-- BEGIN --

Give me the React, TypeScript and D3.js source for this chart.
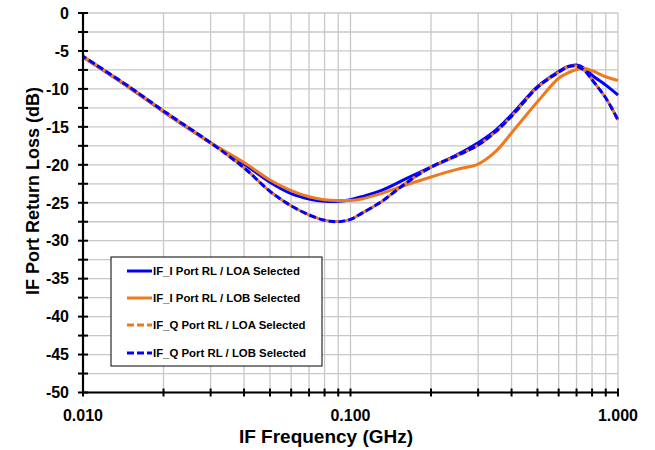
import React from "react";
import * as d3 from "d3";

const freqs = [0.01, 0.015, 0.02, 0.03, 0.04, 0.05, 0.06, 0.07, 0.08, 0.09, 0.1, 0.11, 0.13, 0.16, 0.2, 0.25, 0.3, 0.35, 0.4, 0.5, 0.6, 0.65, 0.7, 0.75, 0.8, 0.9, 1.0];
const iLoa = [-5.8, -9.9, -13.0, -17.1, -19.9, -22.3, -23.8, -24.5, -24.8, -24.8, -24.6, -24.2, -23.4, -21.9, -20.3, -18.7, -17.1, -15.4, -13.4, -9.7, -7.7, -7.05, -6.85, -7.3, -8.2, -9.5, -10.8];
const iLob = [-5.8, -9.9, -13.0, -17.1, -19.7, -22.0, -23.4, -24.2, -24.6, -24.7, -24.7, -24.5, -23.8, -22.7, -21.6, -20.6, -19.9, -18.2, -15.8, -11.7, -8.6, -7.9, -7.45, -7.3, -7.6, -8.4, -8.9];
const qLoa = [-5.7, -9.8, -12.9, -17.1, -20.4, -23.5, -25.4, -26.6, -27.3, -27.45, -27.2, -26.4, -24.9, -22.5, -20.3, -18.8, -17.4, -15.6, -13.6, -9.8, -7.8, -7.1, -7.0, -7.6, -8.8, -11.2, -14.1];
const qLob = [-5.7, -9.8, -12.9, -17.1, -20.4, -23.5, -25.4, -26.6, -27.3, -27.5, -27.2, -26.4, -24.9, -22.5, -20.3, -18.8, -17.4, -15.6, -13.6, -9.8, -7.8, -7.1, -7.0, -7.6, -8.8, -11.2, -14.1];

const seriesNames = ["IF_I Port RL / LOA Selected", "IF_I Port RL / LOB Selected", "IF_Q Port RL / LOA Selected", "IF_Q Port RL / LOB Selected"];
const seriesValues = [iLoa, iLob, qLoa, qLob];
const seriesColors = ["#0000FF", "#EE7A1E", "#EE7A1E", "#0000FF"];
const seriesDash = ["", "", "7,3", "7,3"];
const dashOffsets = [0, 0, 0, 3];

const yTicks = [0, -5, -10, -15, -20, -25, -30, -35, -40, -45, -50];
const xTickLabels = [
  { v: 0.01, label: "0.010" },
  { v: 0.1, label: "0.100" },
  { v: 1.0, label: "1.000" },
];

const W = 655, H = 450;
const L = 83, R = 618, T = 13, B = 392.5;

export default function App() {
  const x = d3.scaleLog().domain([0.01, 1]).range([L, R]);
  const y = d3.scaleLinear().domain([-50, 0]).range([B, T]);

  const minorX: number[] = [];
  [0.01, 0.1].forEach((dec) => {
    for (let k = 1; k <= 10; k++) minorX.push(+(dec * k).toFixed(4));
  });
  const xGrid = Array.from(new Set(minorX));
  const yGrid = d3.range(-50, 0.01, 2.5);

  const line = d3
    .line<[number, number]>()
    .x((d) => x(d[0]))
    .y((d) => y(d[1]))
    .curve(d3.curveCatmullRom.alpha(0.5));

  const font = "Arial, 'Liberation Sans', sans-serif";
  const legendYs = [271, 298, 325, 353];

  return (
    <svg width={W} height={H} style={{ position: "absolute", left: 0, top: 0, background: "#fff" }} fontFamily={font}>
      <rect x={0} y={0} width={W} height={H} fill="#fff" />
      {xGrid.map((v, i) => (
        <line key={"gx" + i} x1={x(v)} x2={x(v)} y1={T} y2={B} stroke="#C8C8C8" strokeWidth={1.3} />
      ))}
      {yGrid.map((v, i) => (
        <line key={"gy" + i} x1={L} x2={R} y1={y(v)} y2={y(v)} stroke="#C8C8C8" strokeWidth={1.3} />
      ))}
      {seriesValues.map((vals, si) => (
        <path
          key={"s" + si}
          d={line(freqs.map((f, i) => [f, vals[i]] as [number, number])) || ""}
          fill="none"
          stroke={seriesColors[si]}
          strokeWidth={3}
          strokeDasharray={seriesDash[si] || undefined}
          strokeDashoffset={dashOffsets[si]}
        />
      ))}
      <line x1={L} x2={L} y1={T} y2={B} stroke="#000" strokeWidth={2.2} />
      <line x1={L} x2={R} y1={B} y2={B} stroke="#000" strokeWidth={2.2} />
      {yGrid.map((v, i) => (
        <line key={"ty" + i} x1={L - 5} x2={L + 5} y1={y(v)} y2={y(v)} stroke="#000" strokeWidth={2} />
      ))}
      {xGrid.map((v, i) => (
        <line key={"tx" + i} x1={x(v)} x2={x(v)} y1={B - 4} y2={B + 4} stroke="#000" strokeWidth={2} />
      ))}
      {yTicks.map((v) => (
        <text key={"ly" + v} x={69} y={y(v)} dy="0.36em" textAnchor="end" fontSize={16} fontWeight="bold" fill="#000">
          {v}
        </text>
      ))}
      {xTickLabels.map((t) => (
        <text key={"lx" + t.label} x={x(t.v)} y={421} textAnchor="middle" fontSize={16} fontWeight="bold" fill="#000">
          {t.label}
        </text>
      ))}
      <text x={326} y={443} textAnchor="middle" fontSize={19} fontWeight="bold" fill="#000">
        IF Frequency (GHz)
      </text>
      <text transform="translate(39,191) rotate(-90)" textAnchor="middle" fontSize={18} fontWeight="bold" fill="#000">
        IF Port Return Loss (dB)
      </text>
      <rect x={111} y={257} width={211} height={109} fill="#fff" stroke="#000" strokeWidth={1} />
      {seriesNames.map((name, i) => (
        <g key={"lg" + i}>
          <line
            x1={127}
            x2={152}
            y1={legendYs[i]}
            y2={legendYs[i]}
            stroke={seriesColors[i]}
            strokeWidth={3}
            strokeDasharray={seriesDash[i] || undefined}
          />
          <text x={153} y={legendYs[i]} dy="0.36em" fontSize={11.4} fontWeight="bold" fill="#000">
            {name}
          </text>
        </g>
      ))}
    </svg>
  );
}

-- END --

* _AIM_
Leave out the pictures and restate, word for word, the lines from the top of the data through the line containing "import * as", both included.

* _TASK RESPONSE_
Give me the React, TypeScript and D3.js source for this chart.
import React from "react";
import * as d3 from "d3";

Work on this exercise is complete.